▶ The task
Print exactly the part opening with the line containing "Write the Altair code for this chart." and closing with the line containing "import numpy as np", with both of those lines included.

▶ Exercise materials

------------------------------------------------

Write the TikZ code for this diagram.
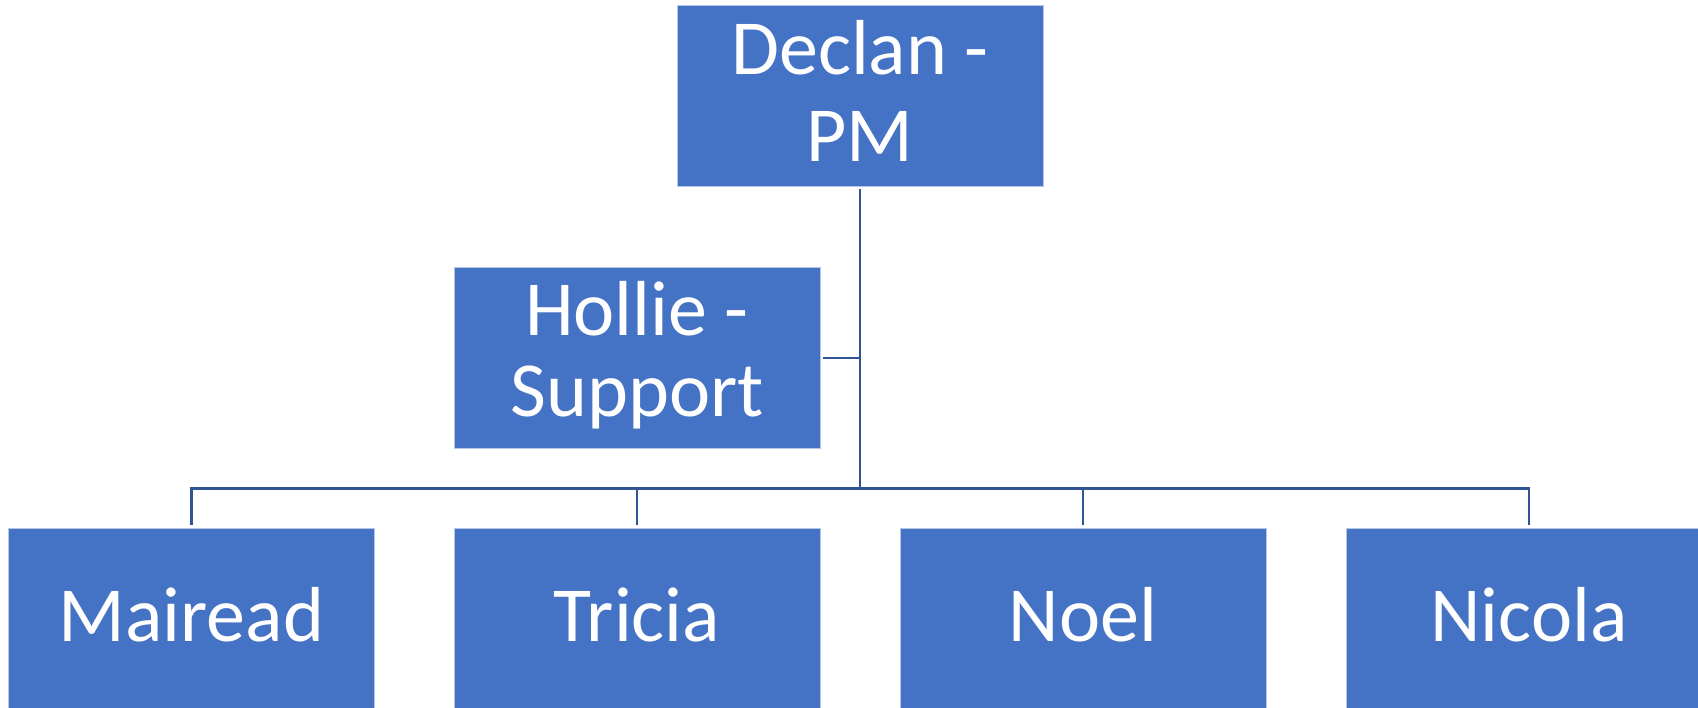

------------------------------------------------

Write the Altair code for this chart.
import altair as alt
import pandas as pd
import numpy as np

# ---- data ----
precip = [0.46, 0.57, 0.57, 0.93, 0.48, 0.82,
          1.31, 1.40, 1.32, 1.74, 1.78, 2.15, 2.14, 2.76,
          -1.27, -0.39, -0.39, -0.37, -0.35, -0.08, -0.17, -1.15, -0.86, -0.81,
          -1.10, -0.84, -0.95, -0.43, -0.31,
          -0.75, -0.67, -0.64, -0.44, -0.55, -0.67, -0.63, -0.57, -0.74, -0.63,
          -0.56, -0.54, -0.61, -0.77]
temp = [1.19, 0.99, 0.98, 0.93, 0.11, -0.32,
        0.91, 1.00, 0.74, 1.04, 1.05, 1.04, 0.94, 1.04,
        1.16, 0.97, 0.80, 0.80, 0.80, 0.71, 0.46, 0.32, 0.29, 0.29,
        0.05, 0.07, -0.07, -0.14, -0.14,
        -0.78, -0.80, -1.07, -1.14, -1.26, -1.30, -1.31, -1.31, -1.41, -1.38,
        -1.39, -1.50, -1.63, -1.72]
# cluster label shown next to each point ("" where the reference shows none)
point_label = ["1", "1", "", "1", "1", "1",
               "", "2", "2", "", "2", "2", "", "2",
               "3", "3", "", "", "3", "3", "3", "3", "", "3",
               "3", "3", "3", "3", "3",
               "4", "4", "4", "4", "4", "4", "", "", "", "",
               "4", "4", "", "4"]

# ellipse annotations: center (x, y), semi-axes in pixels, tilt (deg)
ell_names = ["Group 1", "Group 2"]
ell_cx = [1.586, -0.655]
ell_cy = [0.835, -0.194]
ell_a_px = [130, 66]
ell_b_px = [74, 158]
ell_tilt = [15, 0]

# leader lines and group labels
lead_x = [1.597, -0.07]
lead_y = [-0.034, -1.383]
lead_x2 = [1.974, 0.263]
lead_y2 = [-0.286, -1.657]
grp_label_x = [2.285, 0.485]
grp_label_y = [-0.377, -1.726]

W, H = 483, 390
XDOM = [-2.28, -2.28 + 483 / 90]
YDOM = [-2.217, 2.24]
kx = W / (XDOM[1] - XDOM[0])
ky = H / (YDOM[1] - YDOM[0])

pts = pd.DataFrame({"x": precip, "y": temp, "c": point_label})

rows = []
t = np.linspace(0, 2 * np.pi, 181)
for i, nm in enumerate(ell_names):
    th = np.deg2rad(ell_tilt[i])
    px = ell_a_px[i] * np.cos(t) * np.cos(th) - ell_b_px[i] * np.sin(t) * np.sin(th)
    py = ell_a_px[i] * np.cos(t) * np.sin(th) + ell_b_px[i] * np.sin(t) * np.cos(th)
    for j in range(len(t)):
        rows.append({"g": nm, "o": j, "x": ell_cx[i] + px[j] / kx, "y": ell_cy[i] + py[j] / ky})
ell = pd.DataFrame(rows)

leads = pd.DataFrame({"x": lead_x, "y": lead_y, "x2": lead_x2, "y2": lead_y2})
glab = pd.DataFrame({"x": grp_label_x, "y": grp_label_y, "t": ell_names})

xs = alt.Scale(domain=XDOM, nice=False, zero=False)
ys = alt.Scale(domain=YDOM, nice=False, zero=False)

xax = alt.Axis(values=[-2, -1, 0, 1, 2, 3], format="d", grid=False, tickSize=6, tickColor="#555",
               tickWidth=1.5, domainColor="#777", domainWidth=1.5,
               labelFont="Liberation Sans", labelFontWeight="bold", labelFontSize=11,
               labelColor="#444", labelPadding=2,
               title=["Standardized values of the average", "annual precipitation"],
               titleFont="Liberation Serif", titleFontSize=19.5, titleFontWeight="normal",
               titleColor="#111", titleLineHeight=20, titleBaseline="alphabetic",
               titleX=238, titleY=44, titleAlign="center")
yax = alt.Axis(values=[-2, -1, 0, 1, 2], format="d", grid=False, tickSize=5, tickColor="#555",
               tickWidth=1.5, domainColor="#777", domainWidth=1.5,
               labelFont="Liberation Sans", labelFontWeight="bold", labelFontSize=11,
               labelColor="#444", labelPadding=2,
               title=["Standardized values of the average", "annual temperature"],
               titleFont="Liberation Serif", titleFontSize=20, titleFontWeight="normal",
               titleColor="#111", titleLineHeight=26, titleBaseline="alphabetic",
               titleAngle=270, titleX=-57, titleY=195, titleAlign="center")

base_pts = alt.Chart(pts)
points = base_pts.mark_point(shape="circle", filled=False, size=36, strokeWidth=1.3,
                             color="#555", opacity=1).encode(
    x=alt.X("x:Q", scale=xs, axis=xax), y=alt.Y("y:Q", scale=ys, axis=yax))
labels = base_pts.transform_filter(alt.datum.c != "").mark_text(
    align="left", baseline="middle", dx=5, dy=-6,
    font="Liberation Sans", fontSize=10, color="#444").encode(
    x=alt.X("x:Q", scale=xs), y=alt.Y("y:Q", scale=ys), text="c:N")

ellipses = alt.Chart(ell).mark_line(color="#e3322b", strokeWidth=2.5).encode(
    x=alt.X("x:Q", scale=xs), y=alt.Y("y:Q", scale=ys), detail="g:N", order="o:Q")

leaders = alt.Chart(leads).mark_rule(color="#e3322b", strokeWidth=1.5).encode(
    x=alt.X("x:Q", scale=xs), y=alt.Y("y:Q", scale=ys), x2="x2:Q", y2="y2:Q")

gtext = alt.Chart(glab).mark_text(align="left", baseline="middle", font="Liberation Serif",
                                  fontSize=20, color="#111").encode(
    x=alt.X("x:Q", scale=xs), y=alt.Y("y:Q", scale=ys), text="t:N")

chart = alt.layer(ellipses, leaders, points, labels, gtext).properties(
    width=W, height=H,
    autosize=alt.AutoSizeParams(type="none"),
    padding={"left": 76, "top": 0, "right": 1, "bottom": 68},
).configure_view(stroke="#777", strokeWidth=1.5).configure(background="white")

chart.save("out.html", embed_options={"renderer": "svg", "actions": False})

------------------------------------------------

▶ The reply
Write the Altair code for this chart.
import altair as alt
import pandas as pd
import numpy as np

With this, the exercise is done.